Thomas Keating wrote that people came to him for spiritual direction, sharing how they used to have a warm and solid sense of God in their lives but now complain that all that warmth and confidence have disappeared and they’re left struggling with belief and struggling to pray as they used to. They feel a deep sense of loss and invariably this is their question: “What’s wrong with me?” His answer, in essence, says this: Despite your pain, there is something very right with you. You have moved past being a religious neophyte, past an initiatory stage of religious growth, which was right for you for its time, and are now being led into a deeper, not lesser, faith. You felt that you understood God and religion. Then the bottom fell out of your faith and certainty, and now you are finding yourself a lot less sure of yourself, considerably more humble, more empathetic, and less judgmental. Fr. Rolheiser writes that we tend to confuse faith with our capacity on any given day to conjure up a concept of God and imagine God’s existence. We think our faith is strongest at those times when we have affective and emotive feelings attached to our imaginations about God. Strong imaginative images and strong feelings about God are, in the end, just that, images. Wonderful, but images nonetheless, icons. An image is not the reality. Mystics such as John of the Cross call this experience of seemingly losing our faith “a dark night of the soul.” This describes the experience where we used to feel God’s presence with a certain warmth and solidity, but now we feel like God is non-existent, and we are left in doubt. This is what Jesus experienced on the cross, and this is what Mother Teresa wrote about in her journals. While that darkness can be confusing, it can also be maturing: It can help move us from being arrogant, judgmental, religious neophytes to humble, empathic men and women, living inside a cloud of unknowing, understanding more by not understanding than by understanding, helpfully lost in a darkness we cannot manipulate or control, so as to finally be pushed into genuine faith, hope, and charity.

“This I command you: love one another” John 15:17

It’s hard to recognize how far we are at times from the love Jesus speaks to in today’s gospel reading. It is easy for us to feel connected to the commandment of Jesus to “love one another” when, in reality, all we do is love those who love us. The real test of this commandment comes in loving those who have hurt us, who don’t like us, and we don’t want to be around. The type of love most of us practice is “self-serving and often manipulative,” as Fr.
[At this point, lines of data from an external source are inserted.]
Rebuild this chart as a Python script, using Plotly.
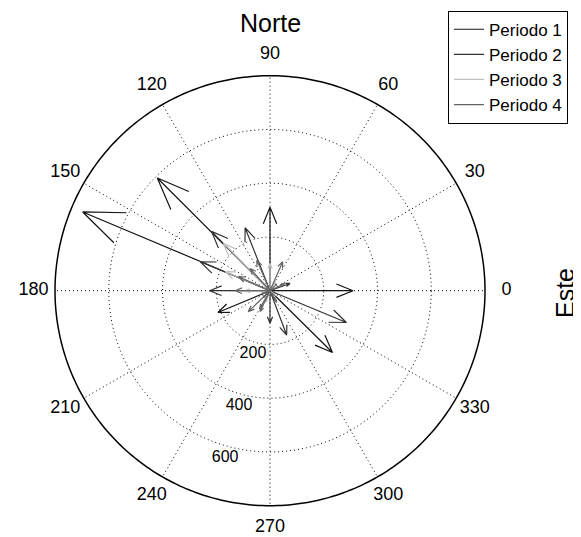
import numpy as np
import plotly.graph_objects as go

# ---- data: (direction in degrees, magnitude) per period ----
p1_theta = [157.2, 135.0, 0.0, 315.3, 90.0, 202.7]
p1_mag   = [756, 593, 309, 327, 311, 210]

p2_theta = [337.4, 111.6, 134.6, 157.5, 290.6, 180.0, 270.0, 20.0, 300.0, 225.0]
p2_mag   = [308, 252, 310, 281, 176, 225, 121, 79, 38, 35]

p3_theta = [90.0, 180.0, 157.0, 134.6, 250.0, 60.0, 320.0]
p3_mag   = [102, 93, 181, 247, 45, 40, 30]

p4_theta = [180.0, 66.4, 113.4, 131.8, 224.0, 244.5, 240.0, 156.0, 300.0, 26.0, 45.0, 200.0]
p4_mag   = [130, 118, 124, 111, 112, 86, 75, 128, 50, 60, 35, 32]

series_names = ["Periodo 1", "Periodo 2", "Periodo 3", "Periodo 4"]
series_colors = ["#141414", "#333333", "#c0c0c0", "#646464"]

ring_values = [200, 400, 600]
ring_labels = ["200", "400", "600"]
r_max = 800
angle_ticks = list(range(0, 360, 30))
angle_labels = [str(a) for a in angle_ticks]

# MATLAB-style compass arrow: shaft to tip, head points at 0.8 +/- 0.08i
head_r = np.hypot(0.8, 0.08)
head_dth = np.degrees(np.arctan2(0.08, 0.8))


def arrows(thetas, mags):
    rr, tt = [], []
    for th, m in zip(thetas, mags):
        rr += [0, m, m * head_r, m, m * head_r, None]
        tt += [th, th, th + head_dth, th, th - head_dth, None]
    return rr, tt


fig = go.Figure()

# ---- grid (MATLAB polar style) ----
circ = np.linspace(0, 360, 361)
dot = dict(color="black", width=1, dash="1px,3px")
for v in ring_values:
    fig.add_trace(go.Scatterpolar(r=[v] * len(circ), theta=circ, mode="lines", line=dot,
                                  showlegend=False, hoverinfo="skip"))
sp_r, sp_t = [], []
for a in angle_ticks:
    sp_r += [0, r_max, None]
    sp_t += [a, a, None]
fig.add_trace(go.Scatterpolar(r=sp_r, theta=sp_t, mode="lines", line=dot,
                              showlegend=False, hoverinfo="skip", connectgaps=False))
fig.add_trace(go.Scatterpolar(r=[r_max] * len(circ), theta=circ, mode="lines",
                              line=dict(color="black", width=1.5),
                              showlegend=False, hoverinfo="skip"))

# ---- arrows ----
all_series = [(p1_theta, p1_mag), (p2_theta, p2_mag), (p3_theta, p3_mag), (p4_theta, p4_mag)]
for (th, mg), name, col in zip(all_series, series_names, series_colors):
    rr, tt = arrows(th, mg)
    fig.add_trace(go.Scatterpolar(r=rr, theta=tt, mode="lines", name=name,
                                  line=dict(color=col, width=1.2),
                                  connectgaps=False, hoverinfo="skip"))

# angle labels at 1.1 * rmax (like MATLAB)
fig.add_trace(go.Scatterpolar(r=[r_max * 1.1] * len(angle_ticks), theta=angle_ticks,
                              mode="text", text=angle_labels, showlegend=False,
                              cliponaxis=False, hoverinfo="skip",
                              textfont=dict(size=18, color="black")))
# ring labels
fig.add_trace(go.Scatterpolar(r=[v + 45 for v in ring_values], theta=[255] * len(ring_values),
                              mode="text", text=ring_labels, showlegend=False,
                              cliponaxis=False, hoverinfo="skip",
                              textfont=dict(size=16, color="black")))

# page body has an 8px margin: work in reference pixels, shift by 8
OFF = 8
W, H = 581 - OFF, 537 - OFF
cx, cy = 270 - OFF, 290.7 - OFF
Rd = 215 * 1.1  # domain radius covers r = 1.1 * rmax


def px(X):
    return (X - OFF) / W


def py(Y):
    return 1 - (Y - OFF) / H


fig.update_layout(
    width=W, height=H,
    margin=dict(l=0, r=0, t=0, b=0),
    paper_bgcolor="white",
    font=dict(family="Liberation Sans, Arial, sans-serif", color="black"),
    polar=dict(
        domain=dict(x=[(cx - Rd) / W, (cx + Rd) / W], y=[(H - cy - Rd) / H, (H - cy + Rd) / H]),
        bgcolor="rgba(0,0,0,0)",
        radialaxis=dict(range=[0, r_max * 1.1], visible=False, showgrid=False),
        angularaxis=dict(visible=False, showgrid=False, showline=False,
                         direction="counterclockwise", rotation=0),
    ),
    legend=dict(x=px(448), y=py(10.7), xanchor="left", yanchor="top",
                bordercolor="black", borderwidth=1, bgcolor="white",
                font=dict(size=17, color="black")),
    annotations=[
        dict(text="Norte", x=px(270), y=1, xref="paper", yref="paper",
             showarrow=False, font=dict(size=25), xanchor="center", yanchor="top",
             borderpad=0),
        dict(text="Este", x=px(565), y=py(293), xref="paper", yref="paper",
             showarrow=False, font=dict(size=25), textangle=-90,
             xanchor="center", yanchor="middle", borderpad=0),
    ],
)

fig.write_html("out.html")
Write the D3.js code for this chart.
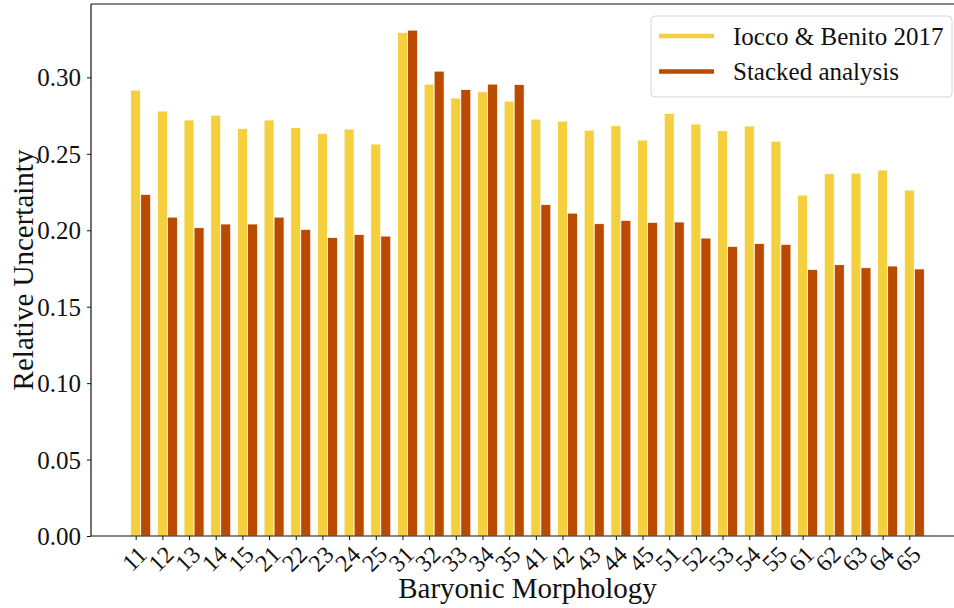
<!DOCTYPE html>
<html>
<head>
<meta charset="utf-8">
<script src="https://cdn.jsdelivr.net/npm/d3@7"></script>
<style>
  body { margin: 0; background: #fff; }
  svg text { font-family: "Liberation Serif", "DejaVu Serif", serif; fill: #111; }
</style>
</head>
<body>
<div id="plot"></div>
<script>
// chart data

  const categories = ["11","12","13","14","15","21","22","23","24","25",
                      "31","32","33","34","35","41","42","43","44","45",
                      "51","52","53","54","55","61","62","63","64","65"];

  const ioccoBenito = [0.2917, 0.2780, 0.2721, 0.2753, 0.2666, 0.2721, 0.2673, 0.2634, 0.2662, 0.2564,
                       0.3294, 0.2956, 0.2865, 0.2906, 0.2845, 0.2727, 0.2714, 0.2655, 0.2684, 0.2590,
                       0.2764, 0.2695, 0.2651, 0.2682, 0.2583, 0.2230, 0.2370, 0.2374, 0.2394, 0.2263];

  const stacked = [0.2235, 0.2086, 0.2017, 0.2041, 0.2041, 0.2086, 0.2006, 0.1953, 0.1973, 0.1962,
                   0.3309, 0.3041, 0.2921, 0.2956, 0.2954, 0.2169, 0.2112, 0.2043, 0.2065, 0.2052,
                   0.2054, 0.1949, 0.1895, 0.1914, 0.1908, 0.1744, 0.1775, 0.1755, 0.1766, 0.1747];

  const yTicks = [0.00, 0.05, 0.10, 0.15, 0.20, 0.25, 0.30];

  const series = [
    {name: "Iocco & Benito 2017", values: ioccoBenito, color: "#F4D03F"},
    {name: "Stacked analysis", values: stacked, color: "#BA4A00"}
  ];

  const serif = '"Liberation Serif", "DejaVu Serif", serif';

  const w = 954;
  const h = 608;
  const margin = {top: 4, right: 0, bottom: 72, left: 91};
  const innerWidth = w - margin.left - margin.right;
  const innerHeight = h - margin.top - margin.bottom;

  const barW = 0.375;

  // right end of the x range sits past the picture edge, as in the reference
  const xScale = d3.scaleLinear()
      .domain([-1.675, 31.05])
      .range([0, 873]);

  const yScale = d3.scaleLinear()
      .domain([0, 0.348])
      .range([innerHeight, 0]);

// svg

  const svg = d3.select("#plot")
    .append("svg")
      .attr("width", w)
      .attr("height", h);

  const g = svg.append("g")
      .attr("transform", `translate(${margin.left}, ${margin.top})`);

// bars

  series.forEach((s, si) => {
    g.append("g")
      .selectAll("rect")
      .data(s.values)
      .enter().append("rect")
        .attr("x", (d, i) => xScale(i - barW / 2 + si * barW))
        .attr("y", d => yScale(d))
        .attr("width", xScale(barW) - xScale(0))
        .attr("height", d => yScale(0) - yScale(d))
        .attr("fill", s.color)
        .attr("stroke", "#fff")
        .attr("stroke-width", 0.8);
  });

// axes

  const yAxis = d3.axisLeft(yScale)
      .tickValues(yTicks)
      .tickFormat(d3.format(".2f"))
      .tickSize(4)
      .tickPadding(6);

  const xAxis = d3.axisBottom(xScale)
      .tickValues(d3.range(categories.length))
      .tickFormat(() => "")
      .tickSize(4);

  const yG = g.append("g").call(yAxis)
      .attr("font-family", serif)
      .attr("font-size", 25);
  yG.select(".domain").remove();
  yG.selectAll("text").attr("dy", "0.34em");
  yG.selectAll("line").attr("stroke", "#111");

  const xG = g.append("g")
      .attr("transform", `translate(0, ${innerHeight})`)
      .call(xAxis);
  xG.select(".domain").remove();
  xG.selectAll("line").attr("stroke", "#111");

  g.append("g")
      .attr("font-family", serif)
      .attr("font-size", 24)
    .selectAll("text")
      .data(categories)
      .enter().append("text")
        .attr("transform", (d, i) => `translate(${xScale(i) - 1}, ${innerHeight + 23}) rotate(-45)`)
        .attr("text-anchor", "middle")
        .attr("dy", "0.32em")
        .text(d => d);

// spines

  g.append("line").attr("x1", 0).attr("x2", 0).attr("y1", 0).attr("y2", innerHeight)
      .attr("stroke", "#111").attr("stroke-width", 1.2);
  g.append("line").attr("x1", 0).attr("x2", innerWidth).attr("y1", innerHeight).attr("y2", innerHeight)
      .attr("stroke", "#111").attr("stroke-width", 1.2);
  g.append("line").attr("x1", 0).attr("x2", innerWidth).attr("y1", 0).attr("y2", 0)
      .attr("stroke", "#111").attr("stroke-width", 1.2);

// axis labels

  svg.append("text")
      .attr("x", margin.left + 873 / 2)
      .attr("y", 598)
      .attr("text-anchor", "middle")
      .attr("font-size", 29)
      .text("Baryonic Morphology");

  svg.append("text")
      .attr("transform", `translate(33, ${margin.top + innerHeight / 2}) rotate(-90)`)
      .attr("text-anchor", "middle")
      .attr("font-size", 29)
      .text("Relative Uncertainty");

// legend

  const legend = svg.append("g")
      .attr("transform", "translate(651, 16)");

  legend.append("rect")
      .attr("width", 301)
      .attr("height", 81)
      .attr("rx", 4)
      .attr("fill", "#fff")
      .attr("fill-opacity", 0.8)
      .attr("stroke", "#d6d6d6")
      .attr("stroke-width", 1);

  series.forEach((s, i) => {
    const ly = 20 + i * 35.5;
    legend.append("line")
        .attr("x1", 8).attr("x2", 63)
        .attr("y1", ly).attr("y2", ly)
        .attr("stroke", s.color)
        .attr("stroke-width", 4.5);
    legend.append("text")
        .attr("x", 82)
        .attr("y", ly)
        .attr("dy", "0.34em")
        .attr("font-size", 25)
        .text(s.name);
  });
</script>
</body>
</html>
Ron Rolheiser points out. “The love of Jesus takes us past our natural instinct to love those who love us and challenges us to be warm to those who are cold to us, to be kind to those who are cruel to us, to do good to those who hate us, to forgive those who hurt us, to forgive those who won’t forgive us, and to ultimately love and forgive those who are trying to kill us.” That is a measuring stick that challenges all of us, especially me. I know this is the true path of holiness that scripture speaks to, the path his disciples walked, and the one we must walk if we choose to imitate him. It’s the test of true humility, of unconditional love, of loving all who hate us. It’s a high-measuring stick, one most of us consistently fail to reach. Yet, we must remember that what is impossible for us is possible with God. All he is asking us to do is try each day to be that kind of love to others. Each day, we must learn to empty ourselves of “us” so the Lord can fill us with “His” love. Then, with the help of the Holy Spirit, we go forth to give that love away to all we encounter.

“Remember the word I spoke to you” John 15:20

Questions. We all have them. It started for many of us before we could even speak as we explored the new world we had been brought into. Part of our makeup as human beings is this desire to know. It drives so much of who and what we become. While I never realized some of my childhood dreams, the journey of trying to bring them to fulfillment taught me many truths about life, one of them being the importance of staying steadfast to the truths I learned. I am reminded about the truth my father taught me of “first things first” and how distractions from the task at hand can lead to unfortunate consequences. This reality of distraction can be easily seen in the picture of the young boy standing in the outfield of a baseball game, his attention captured by a bumble bee feeding on a flower in the field. Suddenly a fly ball is hit his way, but he misses it because his focus was on the bee and not on the game [been there before].When we allow ourselves as adult believers, to become distracted from what Christ taught us, we can begin to drift away from him. This can lead to apathy, spiritual neglect, prayerlessness, and detachment from God’s Word. This is what we hear in the Lord’s words to the disciples today; stay steadfast to what I have spoken to you; remain in me so that I will remain in you.